### EXERCISE OBJECTIVE
Transcribe every line from the top down to the line with "ax = fig.add_axes([0.0033, 0.0835, 0.9945, 0.9165])", both ends included, but not the pictures.

[Start of GIVEN MATERIAL]

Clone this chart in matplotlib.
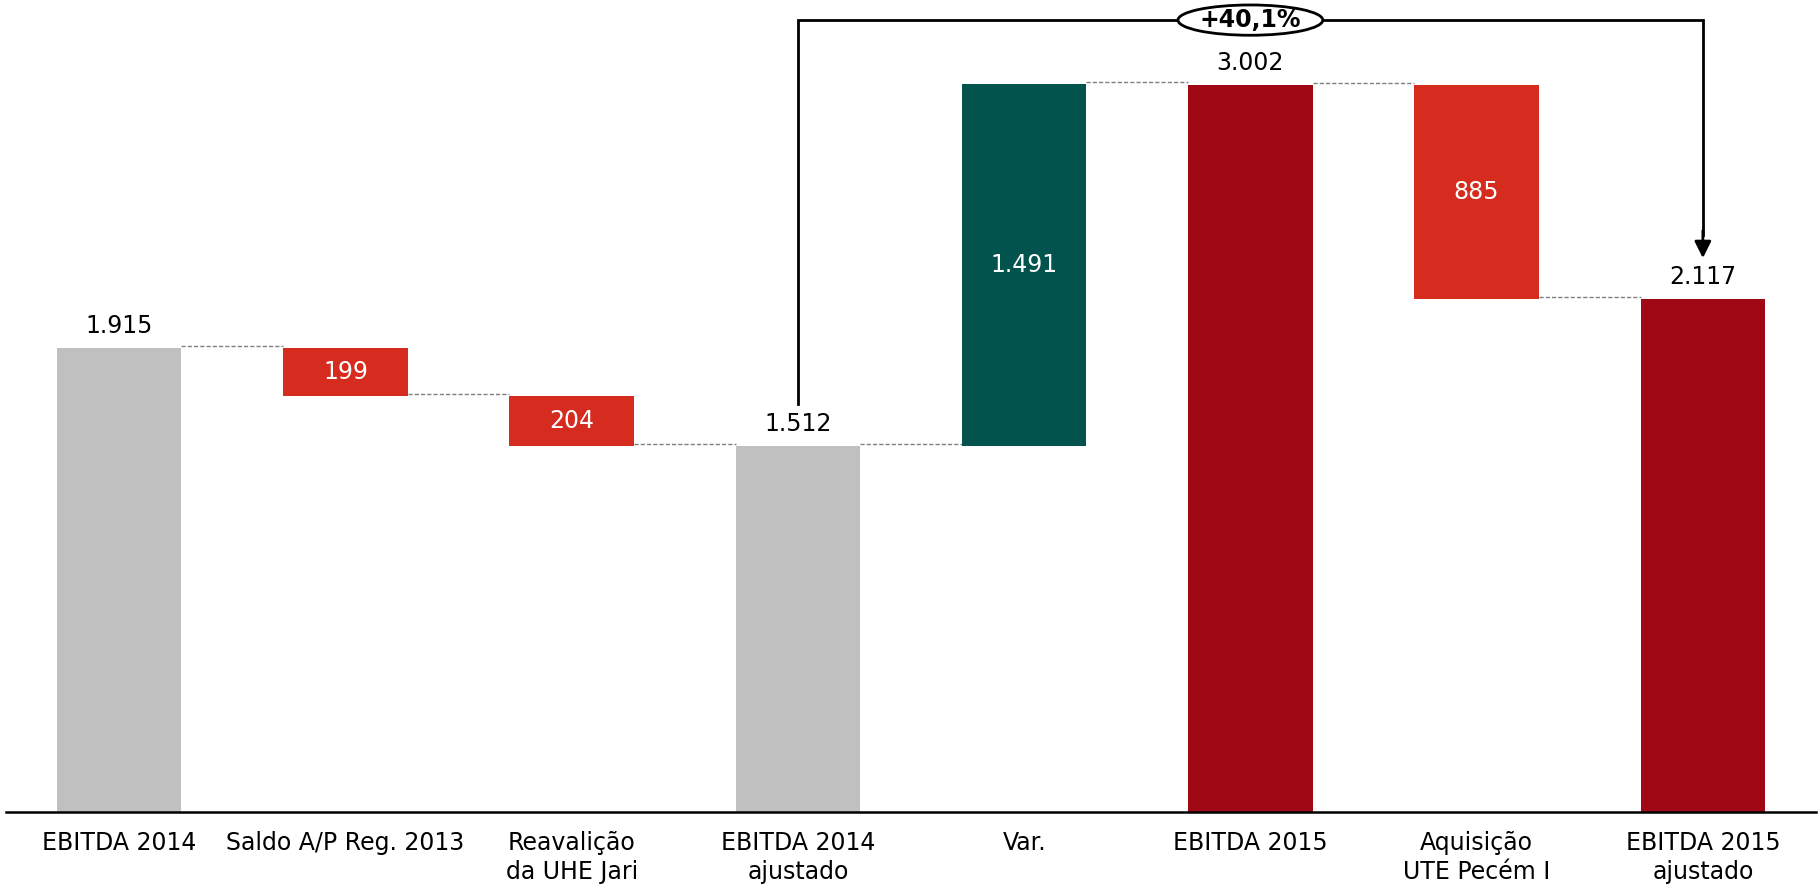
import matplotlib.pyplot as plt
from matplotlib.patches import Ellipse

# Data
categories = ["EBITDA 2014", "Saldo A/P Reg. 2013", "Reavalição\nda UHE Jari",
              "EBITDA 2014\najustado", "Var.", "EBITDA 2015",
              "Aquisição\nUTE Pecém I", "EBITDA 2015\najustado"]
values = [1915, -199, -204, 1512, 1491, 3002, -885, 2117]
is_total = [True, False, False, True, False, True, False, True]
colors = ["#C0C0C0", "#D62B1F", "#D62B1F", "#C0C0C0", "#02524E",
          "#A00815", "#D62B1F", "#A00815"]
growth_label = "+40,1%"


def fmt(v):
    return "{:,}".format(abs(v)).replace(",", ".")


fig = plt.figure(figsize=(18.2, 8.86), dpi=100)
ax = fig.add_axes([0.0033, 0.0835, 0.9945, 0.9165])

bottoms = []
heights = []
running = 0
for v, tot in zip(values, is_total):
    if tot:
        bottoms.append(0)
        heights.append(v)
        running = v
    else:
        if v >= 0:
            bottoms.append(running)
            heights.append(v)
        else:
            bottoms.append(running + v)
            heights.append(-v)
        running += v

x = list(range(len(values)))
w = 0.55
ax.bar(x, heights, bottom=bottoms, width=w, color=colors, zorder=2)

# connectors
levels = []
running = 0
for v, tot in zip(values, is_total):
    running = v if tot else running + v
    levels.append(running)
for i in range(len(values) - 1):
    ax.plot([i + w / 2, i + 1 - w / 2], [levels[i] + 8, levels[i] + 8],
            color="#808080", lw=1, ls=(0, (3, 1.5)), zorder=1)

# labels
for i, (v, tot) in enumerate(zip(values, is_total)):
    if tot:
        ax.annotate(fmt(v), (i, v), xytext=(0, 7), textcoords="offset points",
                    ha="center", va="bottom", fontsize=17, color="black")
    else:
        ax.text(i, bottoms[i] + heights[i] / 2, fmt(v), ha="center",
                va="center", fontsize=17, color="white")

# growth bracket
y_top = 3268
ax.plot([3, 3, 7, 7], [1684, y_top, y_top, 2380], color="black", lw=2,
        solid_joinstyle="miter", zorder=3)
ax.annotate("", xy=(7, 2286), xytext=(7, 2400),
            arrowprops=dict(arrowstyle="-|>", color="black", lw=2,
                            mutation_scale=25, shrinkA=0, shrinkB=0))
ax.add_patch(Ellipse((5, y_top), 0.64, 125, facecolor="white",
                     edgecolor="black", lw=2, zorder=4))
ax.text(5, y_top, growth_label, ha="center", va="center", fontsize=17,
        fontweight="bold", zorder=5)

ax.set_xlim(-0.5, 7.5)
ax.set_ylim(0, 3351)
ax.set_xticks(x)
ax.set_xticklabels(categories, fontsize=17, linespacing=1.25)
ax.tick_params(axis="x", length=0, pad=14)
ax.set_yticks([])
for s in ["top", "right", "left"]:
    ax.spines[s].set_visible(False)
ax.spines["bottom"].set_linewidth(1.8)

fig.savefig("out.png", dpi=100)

[End of GIVEN MATERIAL]

### EXPECTED ANSWER
Clone this chart in matplotlib.
import matplotlib.pyplot as plt
from matplotlib.patches import Ellipse

# Data
categories = ["EBITDA 2014", "Saldo A/P Reg. 2013", "Reavalição\nda UHE Jari",
              "EBITDA 2014\najustado", "Var.", "EBITDA 2015",
              "Aquisição\nUTE Pecém I", "EBITDA 2015\najustado"]
values = [1915, -199, -204, 1512, 1491, 3002, -885, 2117]
is_total = [True, False, False, True, False, True, False, True]
colors = ["#C0C0C0", "#D62B1F", "#D62B1F", "#C0C0C0", "#02524E",
          "#A00815", "#D62B1F", "#A00815"]
growth_label = "+40,1%"


def fmt(v):
    return "{:,}".format(abs(v)).replace(",", ".")


fig = plt.figure(figsize=(18.2, 8.86), dpi=100)
ax = fig.add_axes([0.0033, 0.0835, 0.9945, 0.9165])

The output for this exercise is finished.